[start]
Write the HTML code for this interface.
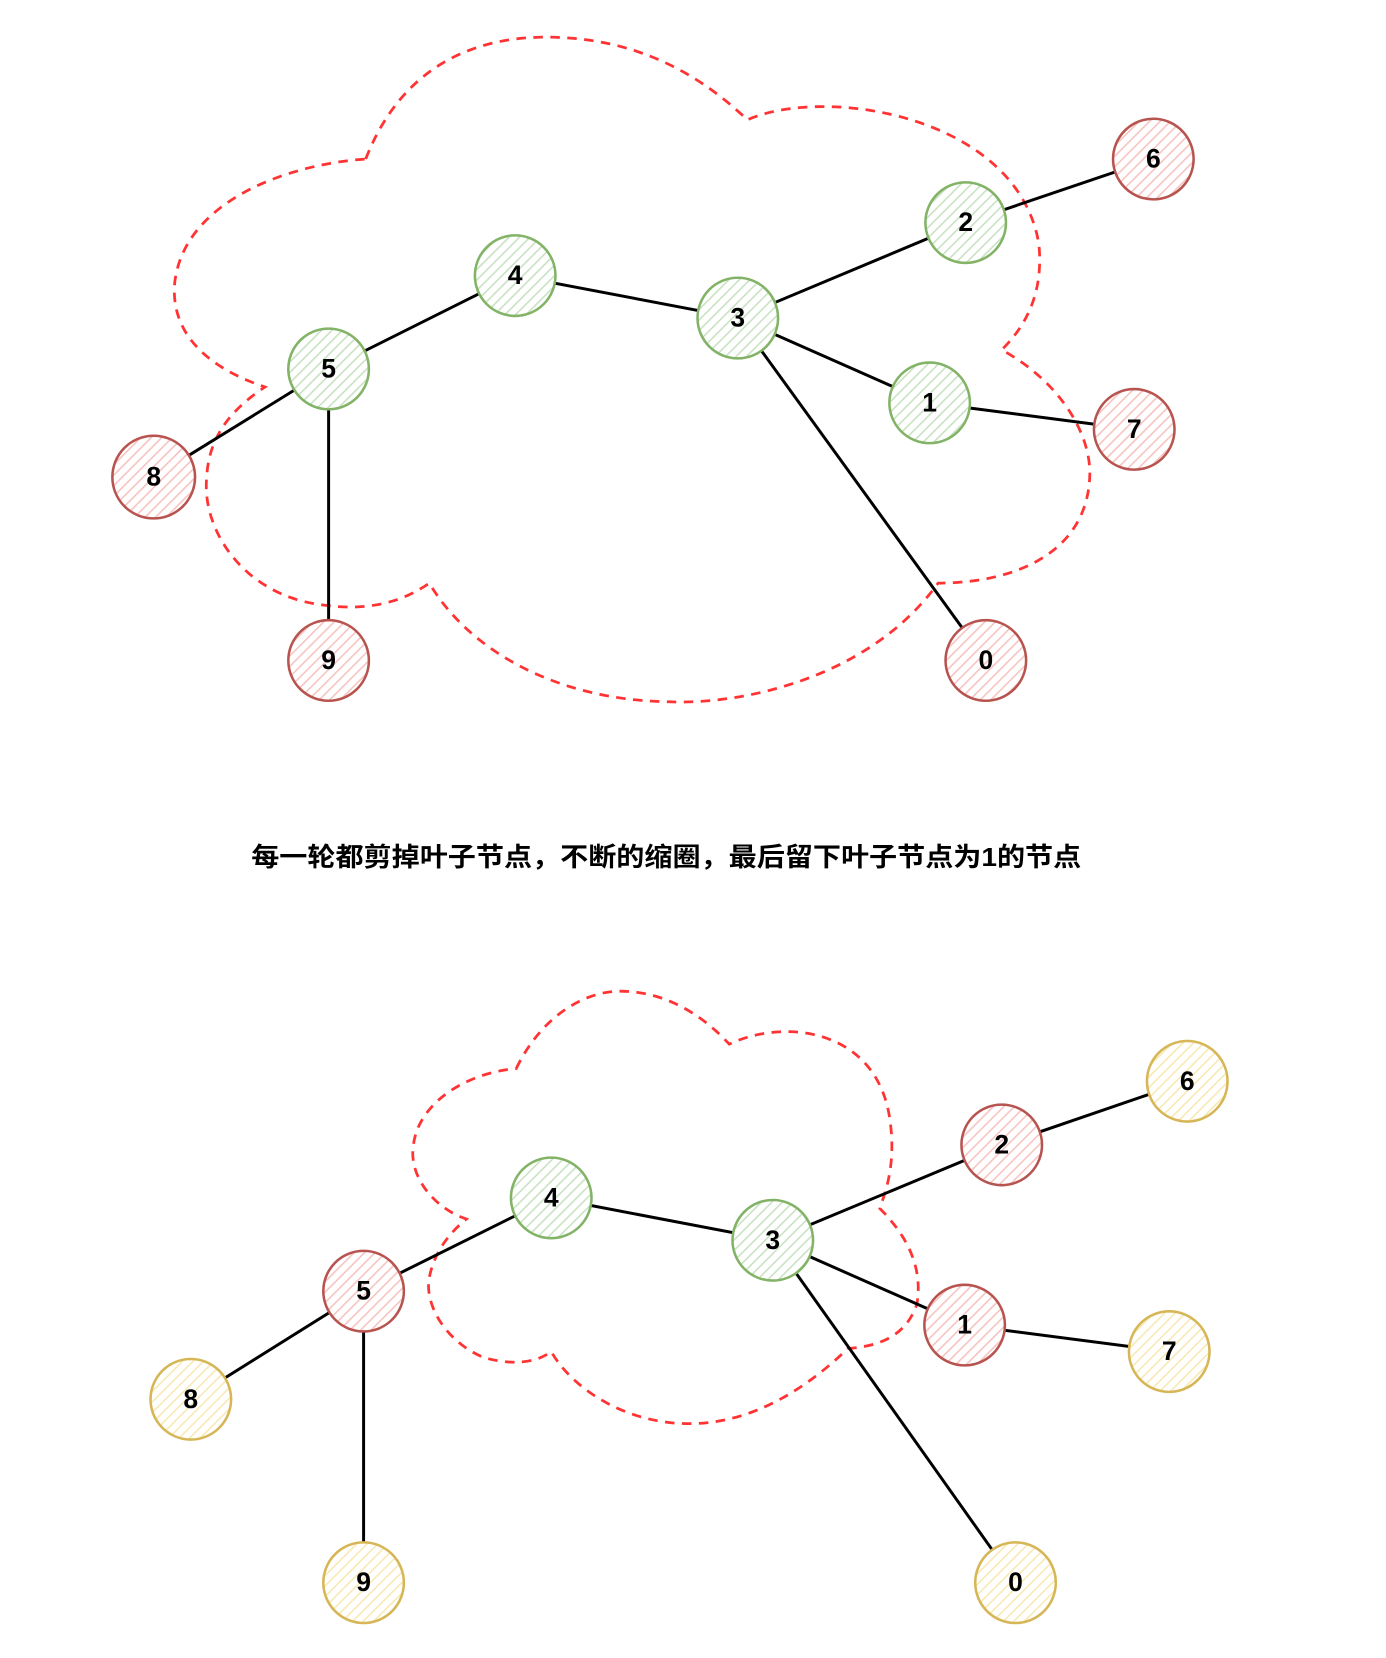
<!DOCTYPE html>
<html><head><meta charset="utf-8"><style>html,body{margin:0;padding:0;background:#fff}svg{display:block}</style></head>
<body>
<svg width="1386" height="1658" viewBox="0 0 1307.5 1564" xmlns="http://www.w3.org/2000/svg">
<defs>
<pattern id="hg" width="7" height="7" patternUnits="userSpaceOnUse" patternTransform="rotate(45)"><rect width="7" height="7" fill="#fff"/><line x1="0" y1="0" x2="0" y2="7" stroke="#c9e2c3" stroke-width="3"/></pattern>
<pattern id="hr" width="7" height="7" patternUnits="userSpaceOnUse" patternTransform="rotate(45)"><rect width="7" height="7" fill="#fff"/><line x1="0" y1="0" x2="0" y2="7" stroke="#f6c4c1" stroke-width="3"/></pattern>
<pattern id="hy" width="7" height="7" patternUnits="userSpaceOnUse" patternTransform="rotate(45)"><rect width="7" height="7" fill="#fff"/><line x1="0" y1="0" x2="0" y2="7" stroke="#f8e9b4" stroke-width="3"/></pattern>
</defs>
<g fill="none" stroke="#ff3333" stroke-width="2.6" stroke-dasharray="9,7">
<path d="M345,150 C380,60 450,35 515,35 C600,35 660,70 705,113 C780,80 960,110 980,230 C985,280 965,310 945,330 C1000,360 1030,410 1028,450 C1025,520 960,550 885,550 C820,640 700,665 630,662 C520,660 440,610 405,550 C370,575 330,575 300,570 C230,560 190,500 195,450 C197,410 220,385 250,365 C190,345 160,310 165,265 C175,190 270,155 345,150 Z"/>
<path d="M487,1008 C510,960 550,935 585,935 C630,935 665,960 688,985 C740,960 830,970 840,1060 C845,1100 835,1125 830,1140 C860,1170 870,1200 865,1230 C855,1260 830,1270 800,1272 C750,1320 700,1343 650,1343 C590,1343 540,1310 520,1275 C500,1290 470,1285 455,1280 C420,1265 400,1230 405,1205 C410,1180 425,1162 440,1150 C410,1140 385,1110 390,1080 C395,1040 440,1012 487,1008 Z"/>
</g>
<g stroke="#000" stroke-width="2.8" fill="none">
<line x1="310" y1="348" x2="486" y2="260"/><line x1="486" y1="260" x2="696" y2="300"/>
<line x1="696" y1="300" x2="911" y2="210"/><line x1="911" y1="210" x2="1088" y2="150"/>
<line x1="696" y1="300" x2="877" y2="380"/><line x1="877" y1="380" x2="1070" y2="405"/>
<line x1="696" y1="300" x2="930" y2="623"/><line x1="310" y1="348" x2="145" y2="450"/>
<line x1="310" y1="348" x2="310" y2="623"/>
<line x1="343" y1="1218" x2="520" y2="1130"/><line x1="520" y1="1130" x2="729" y2="1170"/>
<line x1="729" y1="1170" x2="945" y2="1080"/><line x1="945" y1="1080" x2="1120" y2="1020"/>
<line x1="729" y1="1170" x2="910" y2="1250"/><line x1="910" y1="1250" x2="1103" y2="1275"/>
<line x1="729" y1="1170" x2="958" y2="1493"/><line x1="343" y1="1218" x2="180" y2="1320"/>
<line x1="343" y1="1218" x2="343" y2="1493"/>
</g>
<g stroke-width="2.4" font-family="Liberation Sans, sans-serif" font-weight="bold" font-size="25" text-anchor="middle">
<g stroke="#82b366" fill="url(#hg)">
<circle cx="486" cy="260" r="38"/><circle cx="696" cy="300" r="38"/><circle cx="911" cy="210" r="38"/><circle cx="877" cy="380" r="38"/><circle cx="310" cy="348" r="38"/>
<circle cx="520" cy="1130" r="38"/><circle cx="729" cy="1170" r="38"/>
</g>
<g stroke="#b85450" fill="url(#hr)">
<circle cx="1088" cy="150" r="38"/><circle cx="1070" cy="405" r="38"/><circle cx="145" cy="450" r="39"/><circle cx="310" cy="623" r="38"/><circle cx="930" cy="623" r="38"/>
<circle cx="945" cy="1080" r="38"/><circle cx="910" cy="1250" r="38"/><circle cx="343" cy="1218" r="38"/>
</g>
<g stroke="#d6b656" fill="url(#hy)">
<circle cx="1120" cy="1020" r="38"/><circle cx="1103" cy="1275" r="38"/><circle cx="180" cy="1320" r="38"/><circle cx="343" cy="1493" r="38"/><circle cx="958" cy="1493" r="38"/>
</g>
<g fill="#000" stroke="none">
<text x="486" y="268">4</text><text x="696" y="308">3</text><text x="911" y="218">2</text><text x="877" y="388">1</text><text x="310" y="356">5</text>
<text x="1088" y="158">6</text><text x="1070" y="413">7</text><text x="145" y="458">8</text><text x="310" y="631">9</text><text x="930" y="631">0</text>
<text x="520" y="1138">4</text><text x="729" y="1178">3</text><text x="945" y="1088">2</text><text x="910" y="1258">1</text><text x="343" y="1226">5</text>
<text x="1120" y="1028">6</text><text x="1103" y="1283">7</text><text x="180" y="1328">8</text><text x="343" y="1501">9</text><text x="958" y="1501">0</text>
</g>
</g>
<text x="237" y="817" font-family="Liberation Sans, 'Noto Sans CJK SC', sans-serif" font-weight="bold" font-size="24.5" textLength="783" lengthAdjust="spacingAndGlyphs" fill="#000">每一轮都剪掉叶子节点，不断的缩圈，最后留下叶子节点为1的节点</text>
</svg>
</body></html>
[end]
* Short exercise *
Retype each line of the listing above word for word. Exclude the pictures.

* Output of the task *
Write the HTML code for this interface.
<!DOCTYPE html>
<html><head><meta charset="utf-8"><style>html,body{margin:0;padding:0;background:#fff}svg{display:block}</style></head>
<body>
<svg width="1386" height="1658" viewBox="0 0 1307.5 1564" xmlns="http://www.w3.org/2000/svg">
<defs>
<pattern id="hg" width="7" height="7" patternUnits="userSpaceOnUse" patternTransform="rotate(45)"><rect width="7" height="7" fill="#fff"/><line x1="0" y1="0" x2="0" y2="7" stroke="#c9e2c3" stroke-width="3"/></pattern>
<pattern id="hr" width="7" height="7" patternUnits="userSpaceOnUse" patternTransform="rotate(45)"><rect width="7" height="7" fill="#fff"/><line x1="0" y1="0" x2="0" y2="7" stroke="#f6c4c1" stroke-width="3"/></pattern>
<pattern id="hy" width="7" height="7" patternUnits="userSpaceOnUse" patternTransform="rotate(45)"><rect width="7" height="7" fill="#fff"/><line x1="0" y1="0" x2="0" y2="7" stroke="#f8e9b4" stroke-width="3"/></pattern>
</defs>
<g fill="none" stroke="#ff3333" stroke-width="2.6" stroke-dasharray="9,7">
<path d="M345,150 C380,60 450,35 515,35 C600,35 660,70 705,113 C780,80 960,110 980,230 C985,280 965,310 945,330 C1000,360 1030,410 1028,450 C1025,520 960,550 885,550 C820,640 700,665 630,662 C520,660 440,610 405,550 C370,575 330,575 300,570 C230,560 190,500 195,450 C197,410 220,385 250,365 C190,345 160,310 165,265 C175,190 270,155 345,150 Z"/>
<path d="M487,1008 C510,960 550,935 585,935 C630,935 665,960 688,985 C740,960 830,970 840,1060 C845,1100 835,1125 830,1140 C860,1170 870,1200 865,1230 C855,1260 830,1270 800,1272 C750,1320 700,1343 650,1343 C590,1343 540,1310 520,1275 C500,1290 470,1285 455,1280 C420,1265 400,1230 405,1205 C410,1180 425,1162 440,1150 C410,1140 385,1110 390,1080 C395,1040 440,1012 487,1008 Z"/>
</g>
<g stroke="#000" stroke-width="2.8" fill="none">
<line x1="310" y1="348" x2="486" y2="260"/><line x1="486" y1="260" x2="696" y2="300"/>
<line x1="696" y1="300" x2="911" y2="210"/><line x1="911" y1="210" x2="1088" y2="150"/>
<line x1="696" y1="300" x2="877" y2="380"/><line x1="877" y1="380" x2="1070" y2="405"/>
<line x1="696" y1="300" x2="930" y2="623"/><line x1="310" y1="348" x2="145" y2="450"/>
<line x1="310" y1="348" x2="310" y2="623"/>
<line x1="343" y1="1218" x2="520" y2="1130"/><line x1="520" y1="1130" x2="729" y2="1170"/>
<line x1="729" y1="1170" x2="945" y2="1080"/><line x1="945" y1="1080" x2="1120" y2="1020"/>
<line x1="729" y1="1170" x2="910" y2="1250"/><line x1="910" y1="1250" x2="1103" y2="1275"/>
<line x1="729" y1="1170" x2="958" y2="1493"/><line x1="343" y1="1218" x2="180" y2="1320"/>
<line x1="343" y1="1218" x2="343" y2="1493"/>
</g>
<g stroke-width="2.4" font-family="Liberation Sans, sans-serif" font-weight="bold" font-size="25" text-anchor="middle">
<g stroke="#82b366" fill="url(#hg)">
<circle cx="486" cy="260" r="38"/><circle cx="696" cy="300" r="38"/><circle cx="911" cy="210" r="38"/><circle cx="877" cy="380" r="38"/><circle cx="310" cy="348" r="38"/>
<circle cx="520" cy="1130" r="38"/><circle cx="729" cy="1170" r="38"/>
</g>
<g stroke="#b85450" fill="url(#hr)">
<circle cx="1088" cy="150" r="38"/><circle cx="1070" cy="405" r="38"/><circle cx="145" cy="450" r="39"/><circle cx="310" cy="623" r="38"/><circle cx="930" cy="623" r="38"/>
<circle cx="945" cy="1080" r="38"/><circle cx="910" cy="1250" r="38"/><circle cx="343" cy="1218" r="38"/>
</g>
<g stroke="#d6b656" fill="url(#hy)">
<circle cx="1120" cy="1020" r="38"/><circle cx="1103" cy="1275" r="38"/><circle cx="180" cy="1320" r="38"/><circle cx="343" cy="1493" r="38"/><circle cx="958" cy="1493" r="38"/>
</g>
<g fill="#000" stroke="none">
<text x="486" y="268">4</text><text x="696" y="308">3</text><text x="911" y="218">2</text><text x="877" y="388">1</text><text x="310" y="356">5</text>
<text x="1088" y="158">6</text><text x="1070" y="413">7</text><text x="145" y="458">8</text><text x="310" y="631">9</text><text x="930" y="631">0</text>
<text x="520" y="1138">4</text><text x="729" y="1178">3</text><text x="945" y="1088">2</text><text x="910" y="1258">1</text><text x="343" y="1226">5</text>
<text x="1120" y="1028">6</text><text x="1103" y="1283">7</text><text x="180" y="1328">8</text><text x="343" y="1501">9</text><text x="958" y="1501">0</text>
</g>
</g>
<text x="237" y="817" font-family="Liberation Sans, 'Noto Sans CJK SC', sans-serif" font-weight="bold" font-size="24.5" textLength="783" lengthAdjust="spacingAndGlyphs" fill="#000">每一轮都剪掉叶子节点，不断的缩圈，最后留下叶子节点为1的节点</text>
</svg>
</body></html>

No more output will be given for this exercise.